I partiti storici della sinistra italiana hanno combattuto, sin dalla nascita, il classismo intellettuale: basti pensare al simbolo del Partito Socialista Italiano dove, in primo piano, sullo sfondo del sol dell’avvenire risaltava, insieme alla falce e al martello, anche un libro aperto, emblema del riscatto non solo materiale ma anche intellettuale e spirituale delle classi subalterne. Che dire poi dell’atteggiamento di riguardo che Palmiro Togliatti riservò agli elettori de L’Uomo qualunque, una formazione politica antesignana del populismo attuale, da cui il termine spregiativo qualunquista.

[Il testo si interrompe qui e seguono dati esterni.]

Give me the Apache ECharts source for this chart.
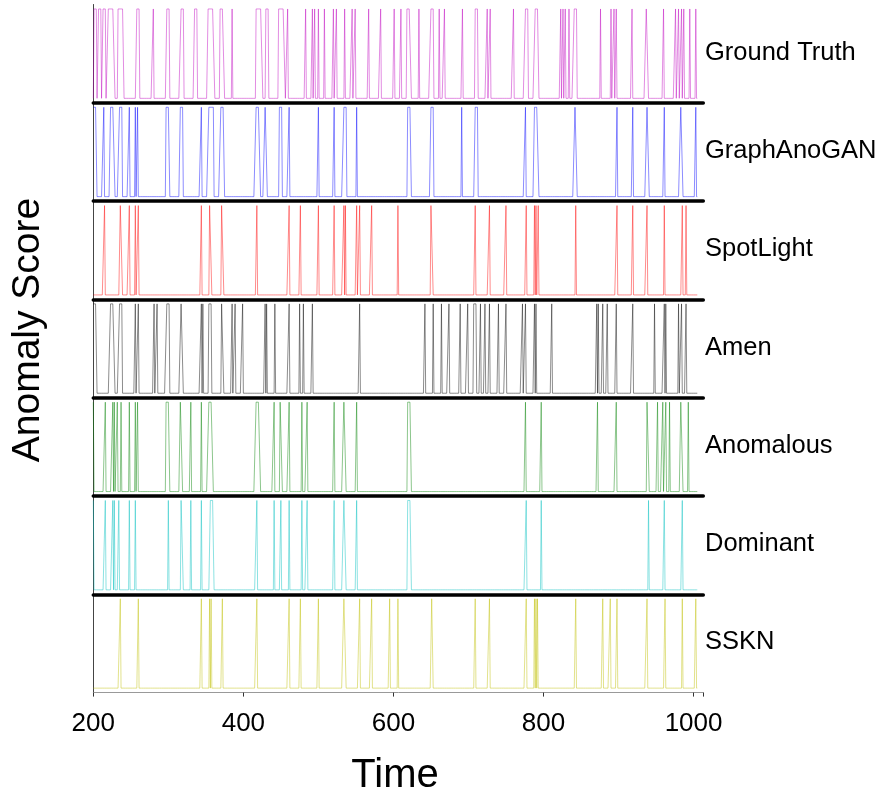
<!DOCTYPE html>
<html>
<head>
<meta charset="utf-8">
<script src="https://cdn.jsdelivr.net/npm/echarts@6/dist/echarts.min.js"></script>
<style>
html,body{margin:0;padding:0;background:#fff;}
#chart{width:886px;height:796px;}
</style>
</head>
<body>
<div id="chart"></div>
<script>
// ---- data (anomaly flags: single number = one-step spike, [a,b] = plateau) ----
const timeStart = 200;
const timeEnd = 1005;
const xTicks = [200, 400, 600, 800, 1000];
const names = ['Ground Truth', 'GraphAnoGAN', 'SpotLight', 'Amen', 'Anomalous', 'Dominant', 'SSKN'];
const colors = ['#bf00bf', '#0000ff', '#ff0000', '#000000', '#008000', '#00bfbf', '#bfbf00'];

const groundTruth = [[201,204],[207,210],[213,216],[220,228],[233,240],[258,261],280,[298,301],[317,320],[335,338],[353,361],[369,374],385,[417,425],[430,433],[447,455],459,483,492,495,500,508,520,524,535,545,549,567,583,601,610,[618,623],634,[650,653],661,668,692,[709,712],725,729,760,[776,779],[789,793],823,826,829,834,[841,844],876,890,894,897,918,[937,939],960,976,980,984,987,995,1003];
const graphAnoGAN = [[200,204],214,[223,228],[235,238],248,256,259,[297,301],[316,319],344,[354,360],[370,374],[417,422],[429,431],[448,451],461,500,521,[534,537],551,[619,623],[650,653],691,[709,712],776,[788,793],[842,844],898,919,[938,940],961,[983,985],1003];
const spotLight = [215,[236,238],248,256,260,344,[355,357],[371,373],418,461,476,500,521,534,536,551,555,571,606,[650,652],709,728,750,777,788,790,793,843,898,919,938,961,985,990];
const amen = [[200,204],[223,228],[235,238],256,260,281,285,[298,301],[317,319],344,346,[354,357],[371,373],385,389,399,429,431,442,461,475,480,492,555,642,653,664,674,689,699,[707,710],716,722,728,740,750,772,776,788,790,811,871,873,879,885,897,919,948,961,963,980,984,990];
const anomalous = [200,216,226,228,232,237,248,256,259,[297,301],[316,318],330,344,[354,359],[417,422],441,[449,451],461,478,485,521,[534,536],551,[619,623],776,797,872,897,[938,940],952,959,963,968,[983,985],993];
const dominant = [200,216,226,228,234,248,256,300,[317,319],330,344,[356,360],418,441,450,461,478,485,521,[534,536],551,[619,623],777,797,940,961,985];
const sskn = [236,260,344,355,357,372,418,461,476,500,[534,536],555,571,595,606,[651,652],709,728,777,788,790,792,843,879,889,898,938,962,985,1003];

const allFlags = [groundTruth, graphAnoGAN, spotLight, amen, anomalous, dominant, sskn];

// expand flag list into a 0/1 series over the time steps
function toSeries(flags) {
  const on = new Set();
  flags.forEach(f => {
    if (Array.isArray(f)) { for (let t = f[0]; t <= f[1]; t++) on.add(t); }
    else on.add(f);
  });
  const out = [];
  for (let t = timeStart; t <= timeEnd; t++) out.push([t, on.has(t) ? 1 : 0]);
  return out;
}

// ---- layout ----
const W = 886;
const FONT = 'Liberation Sans, Arial, sans-serif';
const left = 93.3, right = W - 703.3;
const top0 = 4.5, ph = 98.3;
const n = names.length;

const grids = [], xAxes = [], yAxes = [], series = [], graphics = [];
for (let i = 0; i < n; i++) {
  const last = i === n - 1;
  grids.push({ left: left, right: right, top: top0 + i * ph, height: ph, containLabel: false });
  xAxes.push({
    type: 'value', gridIndex: i, min: 200, max: 1013,
    interval: 200,
    axisLine: { show: true, onZero: false, lineStyle: last ? { color: '#999', width: 1 } : { color: '#000', width: 3.5 } },
    axisTick: { show: last, length: 4, lineStyle: { color: '#333' } },
    axisLabel: {
      show: last, fontSize: 26, color: '#000', margin: 18,
      fontFamily: FONT,
      customValues: xTicks,
      formatter: v => String(v)
    },
    splitLine: { show: false }
  });
  yAxes.push({
    type: 'value', gridIndex: i, min: -0.05, max: 1.05,
    axisLine: { show: true, onZero: false, lineStyle: { color: '#444', width: 1 } },
    axisTick: { show: false }, axisLabel: { show: false }, splitLine: { show: false }
  });
  series.push({
    type: 'line', xAxisIndex: i, yAxisIndex: i,
    data: toSeries(allFlags[i]),
    showSymbol: false, symbol: 'none',
    lineStyle: { color: colors[i], width: 1, opacity: 0.45 },
    itemStyle: { color: colors[i] },
    z: 1
  });
  graphics.push({
    type: 'text', x: 705, y: top0 + i * ph + ph / 2 - 1,
    style: { text: names[i], fontSize: 25.5, fill: '#000', fontFamily: FONT, textAlign: 'left', textVerticalAlign: 'middle' }
  });
}
graphics.push({
  type: 'text', x: 28, y: 330, rotation: Math.PI / 2,
  style: { text: 'Anomaly Score', fontSize: 39, fill: '#000', fontFamily: FONT, textAlign: 'center', textVerticalAlign: 'middle' }
});
graphics.push({
  type: 'text', x: 395, y: 776,
  style: { text: 'Time', fontSize: 40, fill: '#000', fontFamily: FONT, textAlign: 'center', textVerticalAlign: 'middle' }
});

const chart = echarts.init(document.getElementById('chart'), null, { renderer: 'canvas' });
chart.setOption({
  animation: false,
  backgroundColor: '#fff',
  grid: grids, xAxis: xAxes, yAxis: yAxes, series: series,
  graphic: graphics
});
</script>
</body>
</html>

A questo partito e ai suoi militanti era connaturata l’antipolitica e un anticomunismo viscerale che il loro leader, Guglielmo Giannini (attore teatrale e giornalista), alimentava offendendo pubblicamente Togliatti con appellativi all’epoca inconsueti: “stronzo, verme, farabutto, falsario”. Solitamente si ricorda questo episodio per attribuire al Migliore una particolare astuzia politica – come se mancassero altre prove! – senza rendersi conto che non tanto di un espediente tattico si trattava, ma piuttosto della consapevolezza che il partito di massa era innanzitutto una “palestra di pedagogia” per milioni di italiani semianalfabeti, spinti dai pregiudizi e da sommarie certezze ad abbracciare uno spirito di rivolta ingenuo, sostenuto dalla suggestione e incattivito da precarie condizioni sociali.

Il variegato e chiassoso assembramento di utenti della rete che entra a gamba tesa nel discorso pubblico inquinandolo con complotti immaginari, disinformazione, notizie false e post-verità il più delle volte diffuse in buona fede; queste persone che non sanno distinguere tra l’autorevolezza di una fonte accreditata e l’algoritmo generatore automatico di bufale; questi poveri cristi che si lasciano irretire nel “cazzeggio” delle chiacchiere a vanvera, e che si sottomettono a una servitù volontaria cedendo gratuitamente la propria identità e la riservatezza: ebbene, questi leoni da tastiera che, a seconda dei giorni, si riconoscono nei movimenti reazionari e forcaioli oppure nelle crociate moralizzatrici, che inscena processi di piazza e organizza la caccia agli untori è davvero cosi diversa dai milioni di cittadini che allora votavano l’Uomo qualunque?

Gli epigoni dei partiti di massa non sono riusciti finora a dare dignità politica all’accesso tumultuoso nel discorso pubblico di centinaia di milioni di cittadini. Si lasciano prendere dagli epifenomeni più clamorosi e politicamente scorretti trascurando le condizioni oggettive di cui sono espressione: l’analfabetismo culturale prodotto dal declino della scuola pubblica, la crescita impietosa delle diseguaglianze economiche e culturali, la solitudine di massa conseguente alla rottura della coesione sociale. S’indignano se qualcuno manovra le masse con la propaganda a buon mercato, piuttosto che chiedersi perché non siano stati in grado d’impedirlo e come porvi rimedio. È possibile che vent’anni dopo l’esplosione della rete i partiti democratici e socialisti  non abbiano ancora inventato uno straccio di forma-partito che svolga una funzione analoga a quella dalle sezioni e dalle cellule nel XX secolo?

Per dialogare con il “popolo della rete” è opportuno sporcarsi le mani.